La France: le turbulent
Le meilleur pour la fin. A croire que c’est une tradition française que de faire parler d’elle à travers le monde entier durant les compétitions internationales. Piteusement éliminée du mondial en 2002 après avoir remporté la coupe du monde et l’Euro, salie par le célébrissime coup de boule de Zidane en finale du mondial en 2006, GREVISTE (étrangers, riez!) en 2010 à Knysna, on est reparti pour un tour avec le cas Samir Nasri. Insulter un journaliste sur le terrain, quelle originale façon de fêter un but! Et le sélectionneur qui ne réagit pas… Le parcours avait pourtant bien commencé pendant les phases qualificatives, où Laurent Blanc avait enchaîné une belle série de 18 matchs sans défaite, la dernière datant de septembre 2010, ainsi que trois victoires lors des préparations. Mais on sentait déjà Philippe Mexès manquer de confiance, manquer ses performances, mettant ainsi la défense française en danger. Cet affaiblissement se confirme lors des phases de poule, notamment face à la Suède. Comment expliquer une (re)descente aux Enfers si brusque, alors qu’il avait été irréprochable durant toute l’ère Blanc? Mystère. Après un bon match face à l’Angleterre (1-1), et une victoire face a l’Ukraine (2-0), l’opinion se fait optimiste quant à ces Bleus. Mais c’est hélas la déroute qui s’ensuit: la Suède, pourtant déjà éliminée, nous donne une leçon de football, et Ibrahimovic se permet d’infliger à Lloris un ciseau-retournée, peut-être le plus beau but du tournoi. La défaite n’est pas le pire constat, c’est le comportement exécrable des joueurs, imbus d’eux-mêmes, inapte à penser collectivement, à représenter leur pays qui dégoûte. La France est sûrement la seule nation qui n’a pas su mouiller le maillot pour la patrie, avoir une réaction d’orgueil, lorsqu’elle en avait les moyens. Le quart de finale contre l’Espagne s’annonçait mal. Mexès suspendu, c’est Koscielny qui prend le poste de défenseur central. Il livre une très belle performance, et demeure, avec Cabaye, Lloris, Ribéry et éventuellement Clichy , une des seules satisfactions de ce championnat d’Europe. Benzema qui marche, au lieu de presser les défenseurs, symbole d’une équipe, ou plutôt d’une quantité d’individus, endormie. Au revoir, les Bleus; au revoir Laurent Blanc, trop déçu de son parcours. 2014? Encore faut-il se qualifier…

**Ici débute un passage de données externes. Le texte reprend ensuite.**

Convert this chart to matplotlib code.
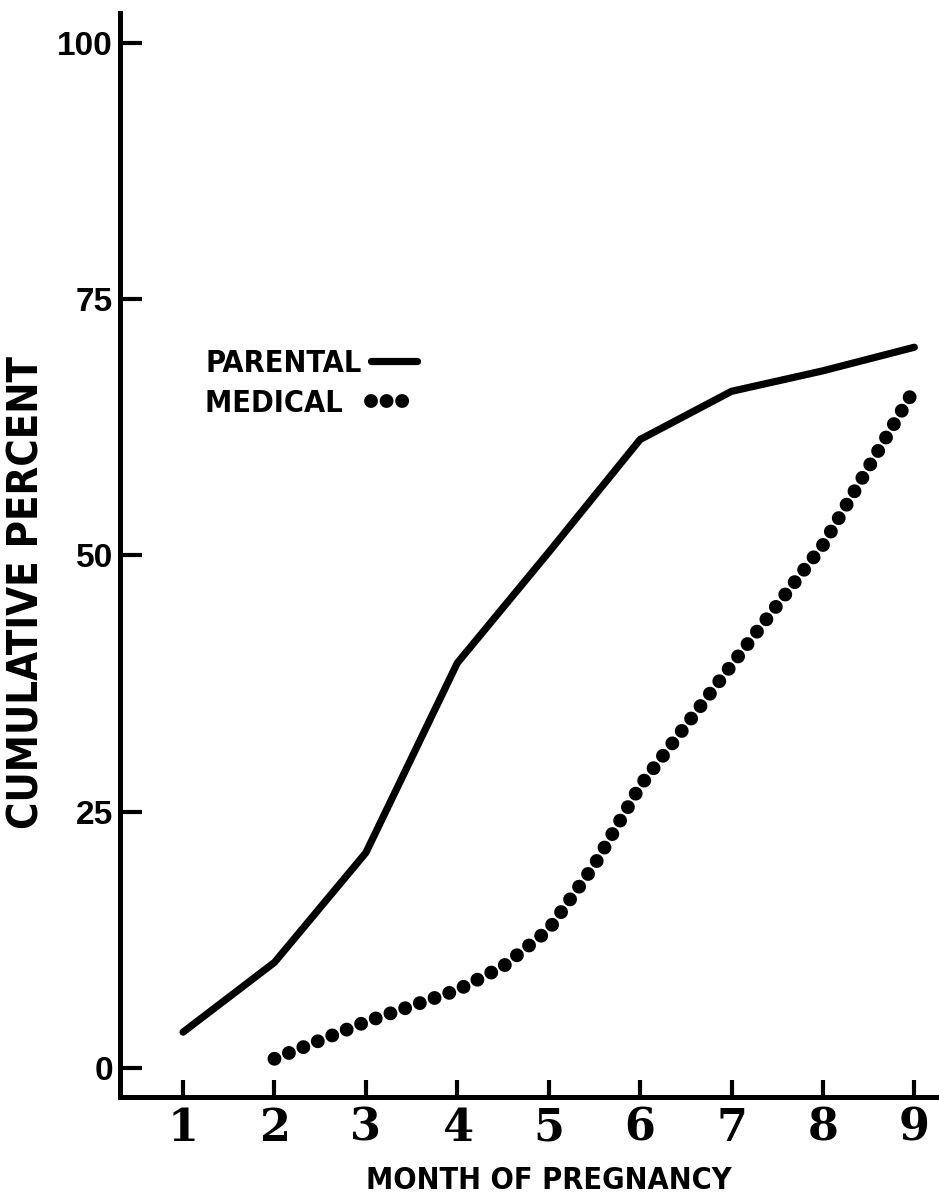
import matplotlib
matplotlib.use("Agg")
import matplotlib.pyplot as plt

# Values
months = [1, 2, 3, 4, 5, 6, 7, 8, 9]
parental = [3.5, 10.3, 21.0, 39.5, 50.3, 61.3, 66.0, 68.0, 70.3]

medical_months = [2, 3, 4, 4.5, 5, 5.5, 6, 7, 8, 9]
medical = [0.9, 4.5, 7.6, 9.9, 13.5, 19.8, 27.5, 39.3, 51.0, 66.2]

y_ticks = [0, 25, 50, 75, 100]
x_ticks = months

SANS = ["DejaVu Sans"]

fig = plt.figure(figsize=(9.39, 12.03), dpi=100)
ax = fig.add_axes([0.1278, 0.0881, 0.8722, 0.9011])

ax.plot(months, parental, color="black", lw=5.2, solid_capstyle="round",
        solid_joinstyle="round", label="PARENTAL")
# dotted line: tiny dashes with round caps give round dots
ax.plot(medical_months, medical, color="black", lw=10,
        linestyle=(0, (0.001, 1.12)), dash_capstyle="round", label="MEDICAL  ")

ax.set_xlim(0.31, 9.27)
ax.set_ylim(-2.83, 102.9)

for side in ["top", "right"]:
    ax.spines[side].set_visible(False)
for side in ["left", "bottom"]:
    ax.spines[side].set_linewidth(3.6)
    ax.spines[side].set_capstyle("projecting")

ax.set_yticks(y_ticks)
ax.set_yticklabels([str(v) for v in y_ticks], family="Liberation Sans", weight="bold", fontsize=24)
ax.set_xticks(x_ticks)
ax.set_xticklabels([str(v) for v in x_ticks], family="DejaVu Serif", weight="bold", fontsize=32)
ax.tick_params(axis="y", direction="in", length=16, width=3, pad=5)
ax.tick_params(axis="x", direction="in", length=12, width=3, pad=7)

ax.set_xlabel("MONTH OF PREGNANCY", family=SANS, weight="bold", fontsize=22,
              fontstretch="condensed")
ax.xaxis.set_label_coords(0.523, -0.064)
ax.set_ylabel("CUMULATIVE PERCENT", family=SANS, weight="bold", fontsize=30,
              fontstretch="condensed")
ax.yaxis.set_label_coords(-0.089, 0.465)

leg = ax.legend(loc="upper left", bbox_to_anchor=(0.104, 0.69), frameon=False,
                markerfirst=False, handlelength=1.5, handletextpad=0.3,
                labelspacing=0.35, borderpad=0, borderaxespad=0,
                prop={"family": SANS, "weight": "bold", "size": 22,
                      "stretch": "condensed"})

fig.savefig("out.png", dpi=100)
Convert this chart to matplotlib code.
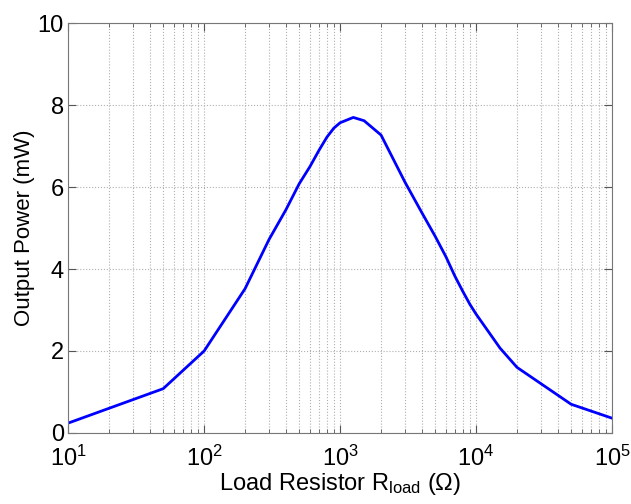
import matplotlib
matplotlib.use("Agg")
import matplotlib.pyplot as plt
from matplotlib.ticker import LogLocator, MultipleLocator

plt.rcParams['font.family'] = ['Liberation Sans', 'DejaVu Sans']
plt.rcParams['mathtext.fontset'] = 'custom'
plt.rcParams['mathtext.rm'] = 'Liberation Sans'
plt.rcParams['mathtext.it'] = 'Liberation Sans:italic'

# load resistance (ohm) and measured output power (mW)
r_load = [10, 50, 100, 200, 300, 400, 500, 600, 700, 800, 900, 1000, 1250, 1500,
          2000, 3000, 4000, 5000, 6000, 7000, 8000, 9000, 10000, 15000, 20000,
          50000, 100000]
power = [0.24, 1.08, 2.0, 3.52, 4.72, 5.45, 6.08, 6.5, 6.9, 7.22, 7.44, 7.57, 7.7, 7.62,
         7.27, 6.12, 5.37, 4.8, 4.3, 3.82, 3.45, 3.14, 2.9, 2.07, 1.6,
         0.7, 0.36]

fig = plt.figure(figsize=(6.31, 5.04), dpi=100)
ax = fig.add_axes([0.108, 0.141, 0.862, 0.813])

ax.plot(r_load, power, color='#0000ff', linewidth=2)

ax.set_xscale('log')
ax.set_xlim(10, 1e5)
ax.set_ylim(0, 10)
ax.yaxis.set_major_locator(MultipleLocator(2))
ax.xaxis.set_major_locator(LogLocator(base=10, numticks=10))
ax.xaxis.set_minor_locator(LogLocator(base=10, subs=range(2, 10), numticks=10))

ax.grid(True, which='major', axis='both', linestyle=':', color='#b0b0b0', linewidth=0.8)
ax.grid(True, which='minor', axis='x', linestyle=':', color='#b0b0b0', linewidth=0.8)

ax.tick_params(which='both', direction='in', top=True, right=True, labelsize=17, colors='#555555',
               labelcolor='black')
ax.tick_params(which='major', length=6)
ax.tick_params(which='minor', length=3)
ax.tick_params(axis='x', which='major', pad=9)
ax.tick_params(axis='y', which='major', pad=3)
for s in ax.spines.values():
    s.set_color('#777777')

ax.set_xlabel('Load Resistor R$_{\\mathrm{load}}$ (Ω)', fontsize=17, labelpad=0)
ax.set_ylabel('Output Power (mW)', fontsize=16, labelpad=2)

fig.savefig('out.png', dpi=100)
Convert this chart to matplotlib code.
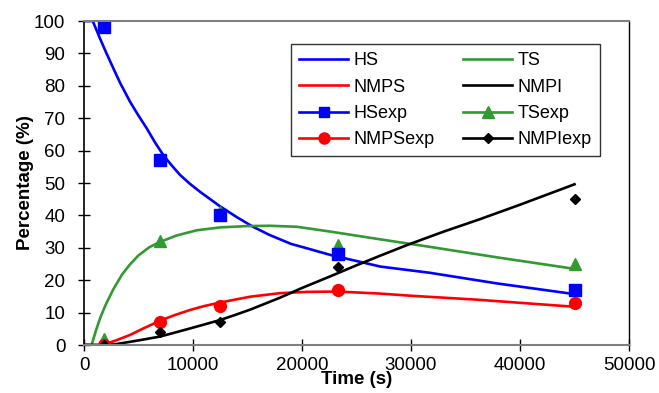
import numpy as np
from matplotlib import pyplot as plt
from matplotlib.lines import Line2D

plt.rcParams['font.family'] = ['Liberation Sans', 'DejaVu Sans']

# model curves
hs_t = [0, 800, 1470, 2000, 2690, 3300, 4220, 5000, 5750, 6500, 7280, 8000, 8810, 9700, 10640,
        11500, 12480, 14000, 15500, 17000, 19000, 20500, 22600, 27200, 31700, 37900, 45000]
hs_v = [100, 100, 94.6, 90.5, 85.4, 81.0, 75.1, 70.8, 66.9, 62.6, 58.6, 55.6, 52.5, 49.8, 47.3,
        45.2, 42.8, 39.5, 36.5, 34.0, 31.2, 29.8, 27.8, 24.2, 22.3, 19.0, 15.7]

ts_t = [0, 700, 1100, 1500, 2000, 2690, 3500, 4200, 4980, 6000, 6970, 8500, 10340, 12500, 14930,
        17000, 19510, 22600, 27200, 31700, 38000, 45000]
ts_v = [0, 0, 4.5, 8.5, 12.5, 17.2, 21.8, 24.8, 27.6, 30.2, 31.8, 33.8, 35.4, 36.3, 36.7,
        36.8, 36.5, 35.0, 32.6, 30.3, 27.0, 23.5]

nmps_t = [0, 1500, 1800, 3000, 4220, 5500, 6970, 8300, 9720, 11000, 12480, 15230, 17980, 20500,
          23200, 27000, 30000, 36000, 45000]
nmps_v = [0, 0, 0.1, 1.5, 3.1, 5.2, 7.5, 9.2, 10.8, 12.0, 13.1, 14.9, 16.0, 16.4,
          16.5, 15.9, 15.2, 14.0, 11.8]

nmpi_t = [0, 1500, 3000, 5140, 6970, 8300, 9720, 11000, 12480, 13800, 15230, 16500, 17980, 20000,
          22600, 25000, 27200, 29600, 33000, 36300, 40000, 45000]
nmpi_v = [0, 0, 0.3, 1.5, 2.6, 3.8, 5.1, 6.3, 7.7, 9.2, 10.9, 12.6, 14.6, 17.6,
          21.2, 24.6, 27.6, 30.8, 35.0, 38.8, 43.3, 49.6]

# experimental points
exp_t = [1800, 7000, 12500, 23300, 45000]
hs_exp = [98, 57, 40, 28, 17]
ts_exp = [2, 32, 41, 31, 25]
nmps_exp = [0, 7, 12, 17, 13]
nmpi_exp = [0, 4, 7, 24, 45]

blue = '#0000FF'
green = '#339933'
red = '#FF0000'
black = '#000000'
lw = 1.9

fig = plt.figure(figsize=(6.59, 3.93), dpi=100)
ax = fig.add_axes([84 / 659, 1 - 345 / 393, 545 / 659, 324 / 393])

ax.plot(hs_t, hs_v, color=blue, lw=lw)
ax.plot(ts_t, ts_v, color=green, lw=lw)
ax.plot(nmps_t, nmps_v, color=red, lw=lw)
ax.plot(nmpi_t, nmpi_v, color=black, lw=lw)

ax.plot(exp_t, ts_exp, ls='none', marker='^', ms=8.5, color=green, mec=green)
ax.plot(exp_t, hs_exp, ls='none', marker='s', ms=8, color=blue, mec=blue)
ax.plot(exp_t, nmps_exp, ls='none', marker='o', ms=8.5, color=red, mec=red)
ax.plot(exp_t, nmpi_exp, ls='none', marker='D', ms=5.5, color=black, mec=black)

ax.set_xlim(0, 50000)
ax.set_ylim(0, 100)
ax.set_xticks(np.arange(0, 50001, 10000))
ax.set_yticks(np.arange(0, 101, 10))
ax.tick_params(direction='inout', length=9, width=1, labelsize=13.5)
ax.tick_params(axis='x', pad=4)
ax.tick_params(axis='y', pad=9)

for s in ['top', 'bottom']:
    ax.spines[s].set_color('#808080')
    ax.spines[s].set_linewidth(1.5)
ax.spines['left'].set_color('black')
ax.spines['right'].set_color('black')
ax.spines['left'].set_linewidth(1.2)
ax.spines['right'].set_linewidth(1.0)

ax.set_xlabel('Time (s)', fontsize=13.5, fontweight='bold', labelpad=-2)
ax.set_ylabel('Percentage (%)', fontsize=13.5, fontweight='bold', labelpad=0)

def h(c, m=None, ms=8):
    return Line2D([], [], color=c, lw=lw, marker=m, ms=ms, mec=c)

handles = [h(blue), h(red), h(blue, 's', 7.5), h(red, 'o', 8),
           h(green), h(black), h(green, '^', 8), h(black, 'D', 5)]
labels = ['HS', 'NMPS', 'HSexp', 'NMPSexp', 'TS', 'NMPI', 'TSexp', 'NMPIexp']
leg = ax.legend(handles, labels, ncol=2, fontsize=13, frameon=True, fancybox=False,
                edgecolor='black', loc='upper left', bbox_to_anchor=(207 / 545, 1 - 23 / 324),
                borderaxespad=0, handlelength=2.7, columnspacing=1.6, labelspacing=0.52,
                handletextpad=0.3, borderpad=0.45)
leg.get_frame().set_linewidth(1.0)

plt.savefig('out.png', dpi=100)
plt.close()
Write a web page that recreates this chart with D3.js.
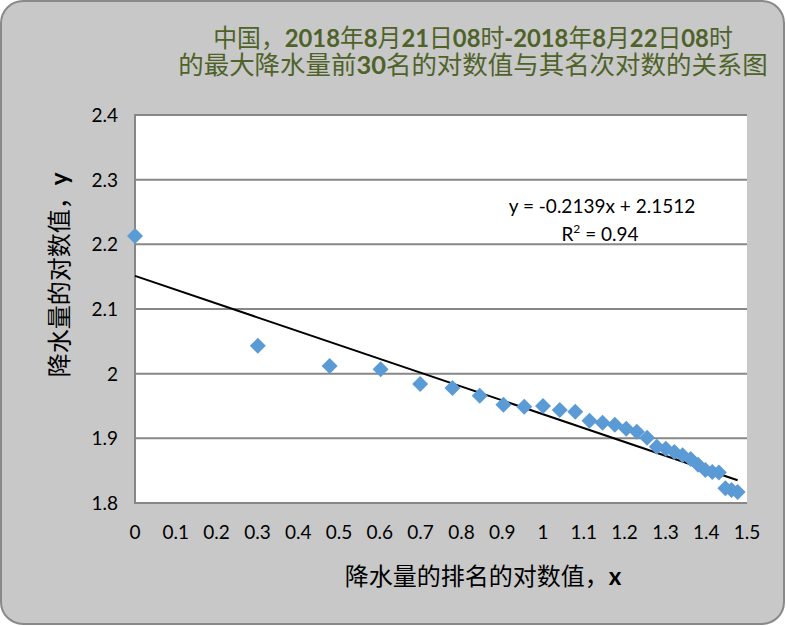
<!DOCTYPE html>
<html><head><meta charset="utf-8">
<script src="https://cdn.jsdelivr.net/npm/d3@7"></script>
<style>
html,body{margin:0;padding:0;background:#fff;}
svg{display:block;}
</style></head>
<body>
<script>
// log10(rank) for ranks 1..30
const xValues = [0, 0.301, 0.477, 0.602, 0.699, 0.778, 0.845, 0.903, 0.954, 1.000,
  1.041, 1.079, 1.114, 1.146, 1.176, 1.204, 1.230, 1.255, 1.279, 1.301,
  1.322, 1.342, 1.362, 1.380, 1.398, 1.415, 1.431, 1.447, 1.462, 1.477];
// log10(max precipitation)
const yValues = [2.213, 2.043, 2.012, 2.007, 1.984, 1.978, 1.966, 1.952, 1.949, 1.950,
  1.944, 1.941, 1.927, 1.924, 1.921, 1.915, 1.910, 1.901, 1.887, 1.884,
  1.879, 1.874, 1.868, 1.859, 1.851, 1.848, 1.847, 1.823, 1.820, 1.817];
const xTicks = [0,0.1,0.2,0.3,0.4,0.5,0.6,0.7,0.8,0.9,1,1.1,1.2,1.3,1.4,1.5];
const yTicks = [1.8,1.9,2.0,2.1,2.2,2.3,2.4];
const trendSlope = -0.2139, trendIntercept = 2.1512, rSquared = "0.94";
const titleLines = ["中国，2018年8月21日08时-2018年8月22日08时", "的最大降水量前30名的对数值与其名次对数的关系图"];
const xTitle = "降水量的排名的对数值，x";
const yTitle = "降水量的对数值，y";

const W = 786, H = 626;
const svg = d3.select("body").append("svg").attr("width", W).attr("height", H);
svg.append("rect").attr("x",1).attr("y",1).attr("width",W-3).attr("height",H-3)
  .attr("rx",22).attr("ry",22).attr("fill","#c8c8c8").attr("stroke","#898989").attr("stroke-width",2);

const L = 135, R = 747, T = 115, B = 503;
const x = d3.scaleLinear().domain([0,1.5]).range([L,R]);
const y = d3.scaleLinear().domain([1.8,2.4]).range([B,T]);

svg.append("rect").attr("x",L).attr("y",T).attr("width",R-L).attr("height",B-T).attr("fill","#fff");

const tickFont = "Lato, 'Open Sans', 'Noto Sans', sans-serif";
const cjkFont = "'Noto Sans CJK SC', sans-serif";

// gridlines
svg.append("g").selectAll("line").data(yTicks).join("line")
  .attr("x1",L).attr("x2",R).attr("y1",d=>y(d)).attr("y2",d=>y(d))
  .attr("stroke","#878787").attr("stroke-width",2);
// left axis line
svg.append("line").attr("x1",L).attr("x2",L).attr("y1",T-1).attr("y2",B+1)
  .attr("stroke","#878787").attr("stroke-width",2);

// y tick labels
svg.append("g").selectAll("text").data(yTicks).join("text")
  .attr("x",118).attr("y",d=>y(d)).attr("dy","0.36em").attr("text-anchor","end")
  .attr("font-family",tickFont).attr("font-size",19).attr("fill","#000")
  .text(d=>d3.format("")(+d.toFixed(1)));
// x tick labels
svg.append("g").selectAll("text").data(xTicks).join("text")
  .attr("x",d=>x(d)).attr("y",539).attr("text-anchor","middle")
  .attr("font-family",tickFont).attr("font-size",19).attr("fill","#000")
  .text(d=>d3.format("")(+d.toFixed(1)));

// trendline
const xMin = d3.min(xValues), xMax = d3.max(xValues);
svg.append("line")
  .attr("x1",x(xMin)).attr("y1",y(trendIntercept + trendSlope*xMin))
  .attr("x2",x(xMax)).attr("y2",y(trendIntercept + trendSlope*xMax))
  .attr("stroke","#000").attr("stroke-width",2);

// points
const pts = xValues.map((v,i)=>({x:v,y:yValues[i]}));
const s = 8;
svg.append("g").selectAll("path").data(pts).join("path")
  .attr("d",d=>{const cx=x(d.x), cy=y(d.y); return `M${cx},${cy-s}L${cx+s},${cy}L${cx},${cy+s}L${cx-s},${cy}Z`;})
  .attr("fill","#5b9bd5");

// equation
svg.append("text").attr("x",602).attr("y",213).attr("text-anchor","middle")
  .attr("font-family",tickFont).attr("font-size",19).text(`y = ${trendSlope}x + ${trendIntercept}`);
const r2 = svg.append("text").attr("x",600).attr("y",241).attr("text-anchor","middle")
  .attr("font-family",tickFont).attr("font-size",19);
r2.append("tspan").text("R");
r2.append("tspan").attr("font-size",12).attr("dy",-8).text("2");
r2.append("tspan").attr("dy",8).text(" = " + rSquared);

// mixed-font text helper: digits bold latin, CJK regular
function mixed(sel, str, latinBold) {
  str.split(/([0-9\-a-z]+)/).filter(p=>p.length).forEach(p=>{
    const isLatin = /^[0-9\-a-z]+$/.test(p);
    const t = sel.append("tspan").text(p);
    if (isLatin) t.attr("font-family","Lato, sans-serif").attr("font-weight", latinBold ? "bold" : "normal");
    else t.attr("font-family",cjkFont).attr("font-weight","normal");
  });
}

// title
const titleTargets = [{cx:473, w:520, base:47}, {cx:473, w:590, base:74}];
titleLines.forEach((line,i)=>{
  const g = svg.append("g");
  const t = g.append("text").attr("x",0).attr("y",0).attr("text-anchor","middle")
    .attr("font-size",25).attr("fill","#4f6228");
  mixed(t, line, true);
  const bw = t.node().getBBox().width;
  const k = titleTargets[i].w / bw;
  g.attr("transform",`translate(${titleTargets[i].cx},${titleTargets[i].base}) scale(${k},1)`);
});

// axis titles
const xt = svg.append("text").attr("x",483).attr("y",585).attr("text-anchor","middle")
  .attr("font-size",24).attr("fill","#000");
mixed(xt, xTitle, true);
const yt = svg.append("text").attr("transform","translate(68,275) rotate(-90)").attr("text-anchor","middle")
  .attr("font-size",24).attr("fill","#000");
mixed(yt, yTitle, true);
</script>
</body></html>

Voilà donc les principaux points que l’on retiendra de cette édition 2012. D’autres équipes comme la Croatie ou la Suède auraient bien mérité d’aller plus loin, mais les poules dans lesquelles elles étaient plongées ne le leur auront pas permis. Bravo, donc, à toutes ces nations, qui nous auront offert un très plaisant tournoi.